GIVEN PROBLEM | Retype all of the listing exactly, passing over any picture you find.
[Start of MATERIAL PROVIDED]
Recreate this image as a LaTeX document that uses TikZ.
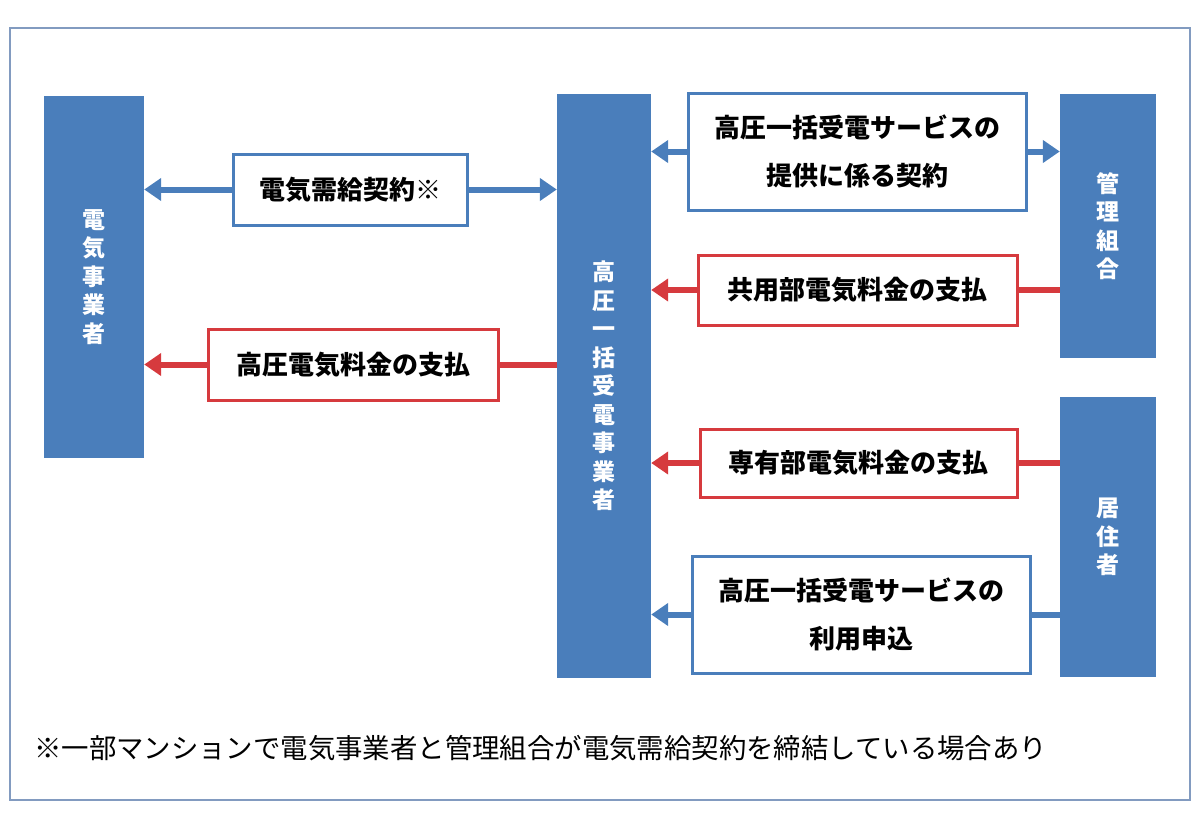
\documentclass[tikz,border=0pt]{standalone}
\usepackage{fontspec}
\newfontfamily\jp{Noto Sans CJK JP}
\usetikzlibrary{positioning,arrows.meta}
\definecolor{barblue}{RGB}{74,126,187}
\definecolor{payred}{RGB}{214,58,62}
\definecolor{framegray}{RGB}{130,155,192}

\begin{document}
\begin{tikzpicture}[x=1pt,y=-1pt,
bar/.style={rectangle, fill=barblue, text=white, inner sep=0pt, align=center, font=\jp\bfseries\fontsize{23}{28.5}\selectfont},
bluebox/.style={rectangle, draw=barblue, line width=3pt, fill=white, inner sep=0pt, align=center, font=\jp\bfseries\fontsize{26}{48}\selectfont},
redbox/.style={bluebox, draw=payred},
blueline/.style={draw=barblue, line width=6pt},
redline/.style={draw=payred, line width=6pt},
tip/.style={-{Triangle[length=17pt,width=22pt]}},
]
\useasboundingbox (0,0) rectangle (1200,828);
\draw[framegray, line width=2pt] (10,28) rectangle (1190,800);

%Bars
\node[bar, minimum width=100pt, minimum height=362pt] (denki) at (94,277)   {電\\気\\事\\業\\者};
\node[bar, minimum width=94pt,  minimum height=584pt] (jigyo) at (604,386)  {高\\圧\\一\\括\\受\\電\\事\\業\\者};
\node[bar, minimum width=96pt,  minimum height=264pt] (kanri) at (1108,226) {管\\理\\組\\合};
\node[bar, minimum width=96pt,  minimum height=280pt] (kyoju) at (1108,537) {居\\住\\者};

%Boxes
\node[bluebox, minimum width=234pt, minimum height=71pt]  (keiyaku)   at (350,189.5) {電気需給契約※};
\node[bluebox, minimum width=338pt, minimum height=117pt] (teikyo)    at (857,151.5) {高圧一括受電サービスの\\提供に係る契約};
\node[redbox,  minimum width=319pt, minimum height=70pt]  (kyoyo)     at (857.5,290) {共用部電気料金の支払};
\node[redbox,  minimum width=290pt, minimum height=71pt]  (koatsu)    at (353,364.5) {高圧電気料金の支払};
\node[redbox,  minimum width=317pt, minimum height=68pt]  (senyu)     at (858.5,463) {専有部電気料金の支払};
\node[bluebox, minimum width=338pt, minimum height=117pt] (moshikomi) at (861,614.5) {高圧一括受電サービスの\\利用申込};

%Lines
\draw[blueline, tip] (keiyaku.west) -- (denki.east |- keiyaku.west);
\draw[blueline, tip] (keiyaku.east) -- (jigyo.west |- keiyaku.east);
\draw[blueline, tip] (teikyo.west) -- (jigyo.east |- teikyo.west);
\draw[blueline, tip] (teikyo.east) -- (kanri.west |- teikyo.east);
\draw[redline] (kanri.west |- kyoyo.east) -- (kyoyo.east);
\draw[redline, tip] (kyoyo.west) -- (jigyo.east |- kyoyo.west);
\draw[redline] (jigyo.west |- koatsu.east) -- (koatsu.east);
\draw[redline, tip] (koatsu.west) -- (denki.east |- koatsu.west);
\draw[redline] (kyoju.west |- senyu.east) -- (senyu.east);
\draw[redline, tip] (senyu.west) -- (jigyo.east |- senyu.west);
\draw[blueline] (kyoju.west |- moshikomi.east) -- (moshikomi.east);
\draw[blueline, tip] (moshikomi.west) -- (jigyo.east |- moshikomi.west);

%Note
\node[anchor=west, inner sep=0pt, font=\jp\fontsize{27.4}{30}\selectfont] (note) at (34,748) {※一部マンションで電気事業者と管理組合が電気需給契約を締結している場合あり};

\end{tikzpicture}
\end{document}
[End of MATERIAL PROVIDED]
EXERCISE SOLUTION |
Recreate this image as a LaTeX document that uses TikZ.
\documentclass[tikz,border=0pt]{standalone}
\usepackage{fontspec}
\newfontfamily\jp{Noto Sans CJK JP}
\usetikzlibrary{positioning,arrows.meta}
\definecolor{barblue}{RGB}{74,126,187}
\definecolor{payred}{RGB}{214,58,62}
\definecolor{framegray}{RGB}{130,155,192}

\begin{document}
\begin{tikzpicture}[x=1pt,y=-1pt,
bar/.style={rectangle, fill=barblue, text=white, inner sep=0pt, align=center, font=\jp\bfseries\fontsize{23}{28.5}\selectfont},
bluebox/.style={rectangle, draw=barblue, line width=3pt, fill=white, inner sep=0pt, align=center, font=\jp\bfseries\fontsize{26}{48}\selectfont},
redbox/.style={bluebox, draw=payred},
blueline/.style={draw=barblue, line width=6pt},
redline/.style={draw=payred, line width=6pt},
tip/.style={-{Triangle[length=17pt,width=22pt]}},
]
\useasboundingbox (0,0) rectangle (1200,828);
\draw[framegray, line width=2pt] (10,28) rectangle (1190,800);

%Bars
\node[bar, minimum width=100pt, minimum height=362pt] (denki) at (94,277)   {電\\気\\事\\業\\者};
\node[bar, minimum width=94pt,  minimum height=584pt] (jigyo) at (604,386)  {高\\圧\\一\\括\\受\\電\\事\\業\\者};
\node[bar, minimum width=96pt,  minimum height=264pt] (kanri) at (1108,226) {管\\理\\組\\合};
\node[bar, minimum width=96pt,  minimum height=280pt] (kyoju) at (1108,537) {居\\住\\者};

%Boxes
\node[bluebox, minimum width=234pt, minimum height=71pt]  (keiyaku)   at (350,189.5) {電気需給契約※};
\node[bluebox, minimum width=338pt, minimum height=117pt] (teikyo)    at (857,151.5) {高圧一括受電サービスの\\提供に係る契約};
\node[redbox,  minimum width=319pt, minimum height=70pt]  (kyoyo)     at (857.5,290) {共用部電気料金の支払};
\node[redbox,  minimum width=290pt, minimum height=71pt]  (koatsu)    at (353,364.5) {高圧電気料金の支払};
\node[redbox,  minimum width=317pt, minimum height=68pt]  (senyu)     at (858.5,463) {専有部電気料金の支払};
\node[bluebox, minimum width=338pt, minimum height=117pt] (moshikomi) at (861,614.5) {高圧一括受電サービスの\\利用申込};

%Lines
\draw[blueline, tip] (keiyaku.west) -- (denki.east |- keiyaku.west);
\draw[blueline, tip] (keiyaku.east) -- (jigyo.west |- keiyaku.east);
\draw[blueline, tip] (teikyo.west) -- (jigyo.east |- teikyo.west);
\draw[blueline, tip] (teikyo.east) -- (kanri.west |- teikyo.east);
\draw[redline] (kanri.west |- kyoyo.east) -- (kyoyo.east);
\draw[redline, tip] (kyoyo.west) -- (jigyo.east |- kyoyo.west);
\draw[redline] (jigyo.west |- koatsu.east) -- (koatsu.east);
\draw[redline, tip] (koatsu.west) -- (denki.east |- koatsu.west);
\draw[redline] (kyoju.west |- senyu.east) -- (senyu.east);
\draw[redline, tip] (senyu.west) -- (jigyo.east |- senyu.west);
\draw[blueline] (kyoju.west |- moshikomi.east) -- (moshikomi.east);
\draw[blueline, tip] (moshikomi.west) -- (jigyo.east |- moshikomi.west);

%Note
\node[anchor=west, inner sep=0pt, font=\jp\fontsize{27.4}{30}\selectfont] (note) at (34,748) {※一部マンションで電気事業者と管理組合が電気需給契約を締結している場合あり};

\end{tikzpicture}
\end{document}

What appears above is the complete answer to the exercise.